The Victorian children’s versions – which we are still reading – bear only the scantest similarity to the originals, I’ve discovered, since picking up Aesop: The Complete Fables, O. and R. Temple (trans), Penguin, 1998, in the British Museum bookshop. Anyone who writes lots of essays would find it a great resource for colourful introductions: every human quandary is covered, and every emotion.
It can be bleak, e.g.
The Dogs Reconciled with the Wolves
“The wolves said to the dogs: ‘Why, when you are so like us in all respects, don’t we come to some brotherly understanding? For there is no difference between us in some of our ways of thinking. We live in freedom; you submit and are enslaved by man and endure his blows. You wear collars and watch over their flocks, and when your masters eat, all they throw to you are some bones. But take our words for it, if you hand over the flocks to us we can all club together and gorge our appetites jointly.’

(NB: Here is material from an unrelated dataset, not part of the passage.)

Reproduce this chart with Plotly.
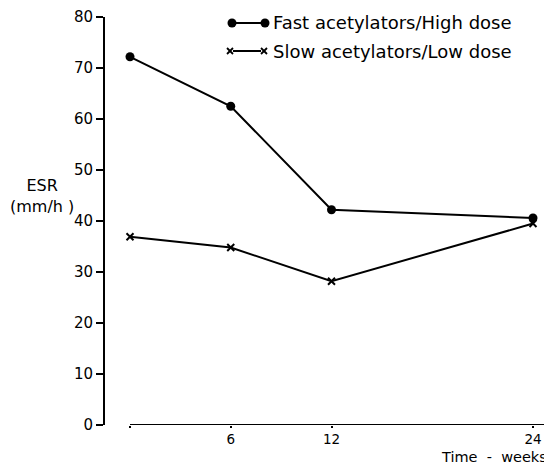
import plotly.graph_objects as go

weeks = [0, 6, 12, 24]
fast_high = [72.2, 62.5, 42.2, 40.6]
slow_low = [36.9, 34.8, 28.2, 39.5]
y_ticks = [0, 10, 20, 30, 40, 50, 60, 70, 80]
x_ticks = [0, 6, 12, 24]
x_tick_labels = ["", "6", "12", "24"]
series_names = ["Fast acetylators/High dose", "Slow acetylators/Low dose"]

# page is 552x464 but the html body has an 8px margin
OFF = 8
W, H = 552 - OFF, 464 - OFF
L, R, T, B = 105 - OFF, 0, 17 - OFF, 39
FONT = "DejaVu Sans, Verdana, sans-serif"

PLOT_W = 552 - 105
PLOT_H = 425 - 17

def px(xp):
    return (xp - 105) / PLOT_W

def py(yp):
    return (425 - yp) / PLOT_H

fig = go.Figure()
fig.add_trace(go.Scatter(x=weeks, y=fast_high, mode="lines+markers", name=series_names[0],
                         line=dict(color="black", width=2),
                         marker=dict(symbol="circle", size=9, color="black"),
                         cliponaxis=False, showlegend=False))
fig.add_trace(go.Scatter(x=weeks, y=slow_low, mode="lines+markers", name=series_names[1],
                         line=dict(color="black", width=2),
                         marker=dict(symbol="x-thin", size=7, color="black",
                                     line=dict(color="black", width=2)),
                         cliponaxis=False, showlegend=False))

xmin = -25 / (403 / 24)
xmax = 24 + 19 / (403 / 24)

shapes = []
# x-axis baseline starting at week 0
shapes.append(dict(type="line", xref="x", yref="y", x0=0, x1=xmax, y0=0, y1=0,
                   line=dict(color="black", width=2)))

# legend row 1: line with dots at both ends
y1 = py(23)
shapes.append(dict(type="line", xref="paper", yref="paper", x0=px(232), x1=px(265), y0=y1, y1=y1,
                   line=dict(color="black", width=2)))
for cx in (232, 265):
    shapes.append(dict(type="circle", xref="paper", yref="paper",
                       x0=px(cx - 4.5), x1=px(cx + 4.5), y0=py(23 + 4.5), y1=py(23 - 4.5),
                       fillcolor="black", line=dict(color="black", width=0)))
# legend row 2: line with x at both ends
y2 = py(51)
shapes.append(dict(type="line", xref="paper", yref="paper", x0=px(233), x1=px(261), y0=y2, y1=y2,
                   line=dict(color="black", width=2)))
for cx in (230, 264):
    for d in (1, -1):
        shapes.append(dict(type="line", xref="paper", yref="paper",
                           x0=px(cx - 3), x1=px(cx + 3), y0=py(51 - 3 * d), y1=py(51 + 3 * d),
                           line=dict(color="black", width=1.8)))

annotations = [
    dict(text=series_names[0], xref="paper", yref="paper", x=px(271), y=py(23),
         xanchor="left", yanchor="middle", showarrow=False, font=dict(size=18)),
    dict(text=series_names[1], xref="paper", yref="paper", x=px(271), y=py(51),
         xanchor="left", yanchor="middle", showarrow=False, font=dict(size=18)),
    dict(text="ESR<br>(mm/h )", xref="paper", yref="paper", x=px(42), y=py(196),
         xanchor="center", yanchor="middle", showarrow=False, align="center",
         font=dict(size=16)),
    dict(text="Time  -  weeks", xref="paper", yref="paper", x=px(548), y=py(456.5),
         xanchor="right", yanchor="middle", showarrow=False, font=dict(size=14.5),
         borderpad=0),
]

fig.update_layout(
    width=W, height=H,
    margin=dict(l=L, r=R, t=T, b=B, pad=0),
    paper_bgcolor="white", plot_bgcolor="white",
    font=dict(family=FONT, color="black", size=14),
    shapes=shapes, annotations=annotations,
    xaxis=dict(range=[xmin, xmax], tickvals=x_ticks, ticktext=x_tick_labels,
               showgrid=False, zeroline=False, showline=False,
               ticks="outside", ticklen=2, tickwidth=1.5, tickcolor="black",
               tickfont=dict(size=13.5)),
    yaxis=dict(range=[0, 80], tickvals=y_ticks, showgrid=False, zeroline=False,
               showline=True, linecolor="black", linewidth=2,
               ticks="outside", ticklen=7, tickwidth=1.5, tickcolor="black",
               tickfont=dict(size=15)),
)

fig.write_html("out.html")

The dogs were sympathetic to this proposal, so the wolves, making their way inside the sheepfold, tore the dogs to pieces.
(Such is the reward that traitors who betray their fatherland deserve.) No 216, p. 163.
But I think my favourite is The Middle-aged Man and His Mistresses
“A middle-aged man who was going grey had two mistresses, one young and the other old. Now she who was advanced in years had a sense of shame at having sexual intercourse with a lover younger than herself. And so she did not fail, each time that he came to her house, to pull out all of his black hairs.
The young mistress, on her part, recoiled from the idea of having an old lover, and so she pulled out his white hairs.
Thus it happened that, plucked in turn by the one and then the old, he became bald.
(That which is ill-matched always gets into difficulties.)” No. 52 (p.42)
I did say they weren’t child’s play!